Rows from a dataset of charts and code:
┄┄┄┄┄┄┄┄┄┄┄┄┄┄┄┄┄┄┄┄

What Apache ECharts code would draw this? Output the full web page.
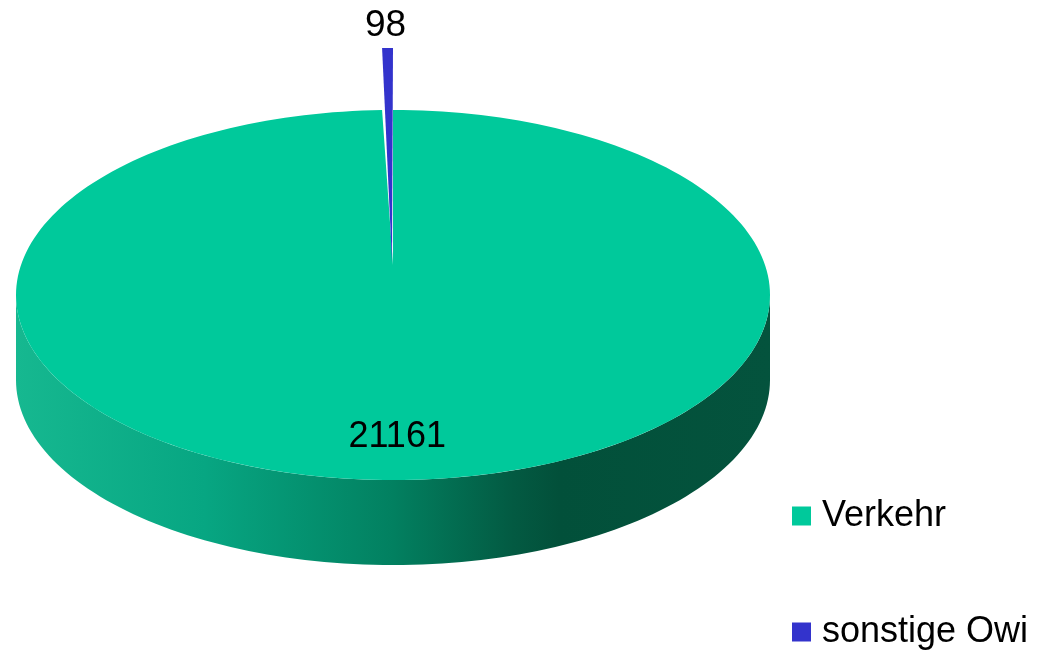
<!DOCTYPE html>
<html>
<head>
<meta charset="utf-8">
<script src="https://cdn.jsdelivr.net/npm/echarts@6/dist/echarts.min.js"></script>
<style>
html, body { margin: 0; padding: 0; background: #fff; }
#chart { width: 1038px; height: 654px; }
</style>
</head>
<body>
<div id="chart"></div>
<script>
var categories = ['Verkehr', 'sonstige Owi'];
var values = [21161, 98];
var colors = ['#00c99b', '#3333cc'];

var total = values.reduce(function (a, b) { return a + b; }, 0);

// geometry of the tilted disc (top face ellipse)
var cx = 393, cy = 295, rx = 377, ry = 185, apexY = 265, depth = 85;
var lift = -62; // exploded slice offset
var font = 'Liberation Sans, Arial, sans-serif';

function pt(deg, dy) {
    var r = deg * Math.PI / 180;
    return [cx + rx * Math.sin(r), cy - ry * Math.cos(r) + (dy || 0)];
}
function arc(a0, a1, dy) {
    var pts = [], n = Math.max(2, Math.ceil(Math.abs(a1 - a0) / 1.5));
    for (var k = 0; k <= n; k++) pts.push(pt(a0 + (a1 - a0) * k / n, dy));
    return pts;
}

var sideFill = new echarts.graphic.LinearGradient(0, 0, 1, 0, [
    { offset: 0, color: '#16b890' },
    { offset: 0.25, color: '#07a682' },
    { offset: 0.5, color: '#028060' },
    { offset: 0.66, color: '#035a42' },
    { offset: 0.72, color: '#02503a' },
    { offset: 1, color: '#04533d' }
]);

function renderSlice(i) {
    return function (params, api) {
        var before = 0;
        for (var k = 0; k < i; k++) before += values[k];
        var a0 = before / total * 360;
        var a1 = (before + values[i]) / total * 360;
        var mid = (a0 + a1) / 2;
        var children = [];
        if (i === 0) {
            // front wall, only the part between 90 and 270 deg is visible
            var s0 = Math.max(a0, 90), s1 = Math.min(a1, 270);
            if (s1 > s0) {
                var top = arc(s0, s1, 0), bot = arc(s1, s0, depth);
                children.push({
                    type: 'polygon',
                    shape: { points: top.concat(bot) },
                    style: { fill: sideFill }
                });
            }
            children.push({
                type: 'polygon',
                shape: { points: [[cx, apexY]].concat(arc(a0, a1, 0)) },
                style: { fill: colors[i] }
            });
            var r = mid * Math.PI / 180;
            children.push({
                type: 'text',
                style: {
                    text: String(values[i]),
                    x: cx + 0.77 * rx * Math.sin(r),
                    y: cy - 0.77 * ry * Math.cos(r),
                    align: 'center', verticalAlign: 'middle',
                    font: '36px ' + font, fill: '#000'
                }
            });
        } else {
            children.push({
                type: 'polygon',
                shape: { points: [[cx - 1, apexY - 3]].concat(arc(a0, a1, lift)) },
                style: { fill: colors[i] }
            });
            var p = pt(mid, lift);
            children.push({
                type: 'text',
                style: {
                    text: String(values[i]),
                    x: p[0] - 2, y: p[1] - 4,
                    align: 'center', verticalAlign: 'bottom',
                    font: '37px ' + font, fill: '#000'
                }
            });
        }
        return { type: 'group', children: children };
    };
}

var chart = echarts.init(document.getElementById('chart'));
chart.setOption({
    animation: false,
    legend: {
        orient: 'vertical',
        left: 787,
        top: 493,
        height: 220,
        icon: 'rect',
        itemWidth: 19,
        itemHeight: 19,
        itemGap: 80,
        textStyle: { fontSize: 36, fontFamily: font, color: '#000', padding: [0, 0, 0, 6] },
        data: categories
    },
    series: categories.map(function (name, i) {
        return {
            type: 'custom',
            name: name,
            coordinateSystem: 'none',
            silent: true,
            itemStyle: { color: colors[i] },
            renderItem: renderSlice(i),
            data: [values[i]]
        };
    })
});
</script>
</body>
</html>
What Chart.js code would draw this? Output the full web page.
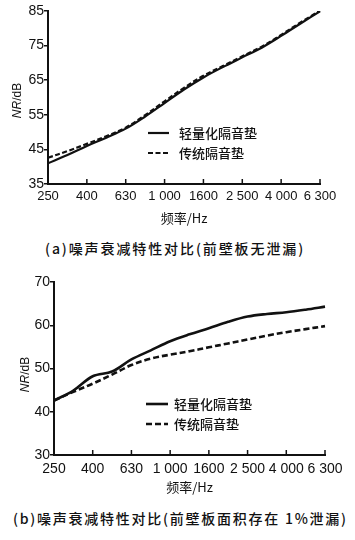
<!DOCTYPE html>
<html><head><meta charset="utf-8">
<script src="https://cdn.jsdelivr.net/npm/chart.js@4.4.1/dist/chart.umd.min.js"></script>
<style>
html,body{margin:0;padding:0;background:#fff;width:355px;height:540px;overflow:hidden;}
.wrap{position:absolute;left:0;width:355px;}
#wa{top:0;height:230px;}
#wb{top:262px;height:235px;}
.cap{position:absolute;white-space:pre;font-family:"Noto Sans CJK SC",sans-serif;font-size:14px;font-weight:500;color:#111;line-height:1;}
</style></head><body>
<div class="wrap" id="wa"><canvas id="ca"></canvas></div>
<div class="wrap" id="wb"><canvas id="cb"></canvas></div>
<div class="cap" id="capA" style="left:45px;top:241px;letter-spacing:1.9px"></div>
<div class="cap" id="capB" style="left:13px;top:511px;letter-spacing:1.75px"></div>
<script>
// ---- data ----
const freqBands = ['250','315','400','500','630','800','1000','1250','1600','2000','2500','3150','4000','5000','6300'];
const xTickLabels = ['250','400','630','1 000','1600','2 500','4 000','6 300'];
const seriesNames = ['轻量化隔音垫','传统隔音垫'];
const lightA = [41.0, 43.4, 46.0, 48.4, 51.0, 54.5, 58.4, 62.3, 65.8, 68.8, 71.6, 74.4, 77.8, 81.4, 84.9];
const tradA  = [42.6, 44.5, 46.6, 48.8, 51.3, 54.9, 58.9, 62.8, 66.3, 69.1, 71.9, 74.7, 78.1, 81.7, 85.1];
const lightB = [42.6, 44.9, 48.2, 49.3, 52.1, 54.2, 56.3, 57.9, 59.3, 60.8, 62.0, 62.6, 63.0, 63.6, 64.3];
const tradB  = [42.6, 44.6, 46.5, 48.6, 50.8, 52.3, 53.2, 54.0, 54.9, 55.8, 56.7, 57.6, 58.4, 59.1, 59.8];
const yRangeA = [35, 85];
const yRangeB = [30, 70];
const yTitleParts = ['NR', '/dB'];
const xTitle = '频率/Hz';
const captionA = '(a)噪声衰减特性对比(前壁板无泄漏)';
const captionB = '(b)噪声衰减特性对比(前壁板面积存在 1%泄漏)';

document.getElementById('capA').textContent = captionA;
document.getElementById('capB').textContent = captionB;

const INK = '#111';
const NUMFONT = '"Liberation Sans", Arial, sans-serif';
const CJKFONT = '"Noto Sans CJK SC", sans-serif';

const decor = {
  id: 'decor',
  afterDraw(chart, args, o) {
    const ctx = chart.ctx, ca = chart.chartArea, xs = chart.scales.x;
    ctx.save();
    // inward x ticks at labelled bands
    ctx.strokeStyle = INK; ctx.lineWidth = o.tickWidth;
    xs.ticks.forEach((t, i) => {
      if (i % 2 === 0 && i > 0) {
        const px = xs.getPixelForTick(i);
        ctx.beginPath(); ctx.moveTo(px, ca.bottom); ctx.lineTo(px, ca.bottom - o.tickLen); ctx.stroke();
      }
    });
    // y title with italic NR
    ctx.save();
    ctx.translate(o.yTitleX, (ca.top + ca.bottom) / 2 + o.yTitleDy);
    ctx.rotate(-Math.PI / 2);
    const f1 = 'italic ' + o.yTitleSize + 'px ' + NUMFONT;
    const f2 = o.yTitleSize + 'px ' + NUMFONT;
    ctx.font = f1; const w1 = ctx.measureText(yTitleParts[0]).width;
    ctx.font = f2; const w2 = ctx.measureText(yTitleParts[1]).width;
    ctx.textBaseline = 'middle'; ctx.textAlign = 'left'; ctx.fillStyle = INK;
    const x0 = -(w1 + w2) / 2;
    ctx.font = f1; ctx.fillText(yTitleParts[0], x0, 0);
    ctx.font = f2; ctx.fillText(yTitleParts[1], x0 + w1, 0);
    ctx.restore();
    // legend inside plot
    chart.data.datasets.forEach((ds, k) => {
      const y = ca.top + o.legY + k * o.legRow;
      const x = ca.left + o.legX;
      ctx.beginPath();
      ctx.setLineDash(ds.borderDash || []);
      ctx.lineWidth = ds.borderWidth; ctx.strokeStyle = ds.borderColor;
      ctx.moveTo(x, y); ctx.lineTo(x + o.legLine, y); ctx.stroke();
      ctx.setLineDash([]);
      ctx.font = o.legFont; ctx.fillStyle = INK; ctx.textAlign = 'left'; ctx.textBaseline = 'middle';
      ctx.fillText(ds.label, x + o.legLine + o.legGap, y);
    });
    ctx.restore();
  }
};

function makeChart(id, light, trad, yr, cfg) {
  return new Chart(document.getElementById(id), {
    type: 'line',
    data: {
      labels: freqBands,
      datasets: [
        { label: seriesNames[0], data: light, borderColor: INK, borderWidth: cfg.lw, pointRadius: 0, tension: 0.35, fill: false },
        { label: seriesNames[1], data: trad, borderColor: INK, borderWidth: cfg.lw, borderDash: cfg.dash, pointRadius: 0, tension: 0.35, fill: false }
      ]
    },
    options: {
      responsive: true, maintainAspectRatio: false, animation: false,
      layout: { padding: { left: 0, right: cfg.padR, top: cfg.padT, bottom: 0 } },
      plugins: {
        legend: { display: false }, tooltip: { enabled: false },
        decor: cfg.decor
      },
      scales: {
        x: {
          type: 'category', offset: false,
          grid: { display: false, drawTicks: false },
          border: { display: true, color: INK, width: 2 },
          ticks: {
            autoSkip: false, maxRotation: 0, minRotation: 0, padding: cfg.xPad, color: INK,
            font: { family: NUMFONT, size: cfg.xFont },
            callback: (v, i) => (i % 2 === 0 ? xTickLabels[i / 2] : '')
          },
          title: { display: true, text: xTitle, color: INK, font: { family: CJKFONT, size: 13 }, padding: { top: 0, bottom: cfg.xTitlePadB } },
          afterFit: s => { s.height = cfg.xH; }
        },
        y: {
          min: yr[0], max: yr[1],
          grid: { display: true, drawOnChartArea: false, drawTicks: true, tickLength: 4, color: INK, lineWidth: 1.5 },
          border: { display: true, color: INK, width: 2 },
          ticks: { stepSize: 10, padding: 0, color: INK, font: { family: NUMFONT, size: 14 } },
          afterFit: s => { s.width = cfg.yW; }
        }
      }
    },
    plugins: [decor]
  });
}

makeChart('ca', lightA, tradA, yRangeA, {
  lw: 2.2, dash: [5, 2.5], padR: 35, padT: 11, xPad: 5, xFont: 13, xTitlePadB: 4, xH: 46, yW: 48,
  decor: { tickWidth: 1.5, tickLen: 5, yTitleX: 18, yTitleDy: 3, yTitleSize: 12,
           legX: 100, legY: 122, legRow: 20, legLine: 21, legGap: 10, legFont: '500 13px ' + CJKFONT }
});
makeChart('cb', lightB, tradB, yRangeB, {
  lw: 2.6, dash: [6, 3], padR: 30, padT: 20, xPad: 6, xFont: 14, xTitlePadB: 2, xH: 42, yW: 54,
  decor: { tickWidth: 1.5, tickLen: 5, yTitleX: 26, yTitleDy: 6, yTitleSize: 12,
           legX: 92, legY: 122, legRow: 20, legLine: 22, legGap: 6, legFont: '500 13px ' + CJKFONT }
});
</script>
</body></html>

┄┄┄┄┄┄┄┄┄┄┄┄┄┄┄┄┄┄┄┄

### SET TASK
Starting at the first line of the entries, restate word for word everything through the line that holds "var total = values.reduce(function", both ends included, but omit any pictures.

### WRITTEN SOLUTION
What Apache ECharts code would draw this? Output the full web page.
<!DOCTYPE html>
<html>
<head>
<meta charset="utf-8">
<script src="https://cdn.jsdelivr.net/npm/echarts@6/dist/echarts.min.js"></script>
<style>
html, body { margin: 0; padding: 0; background: #fff; }
#chart { width: 1038px; height: 654px; }
</style>
</head>
<body>
<div id="chart"></div>
<script>
var categories = ['Verkehr', 'sonstige Owi'];
var values = [21161, 98];
var colors = ['#00c99b', '#3333cc'];

var total = values.reduce(function (a, b) { return a + b; }, 0);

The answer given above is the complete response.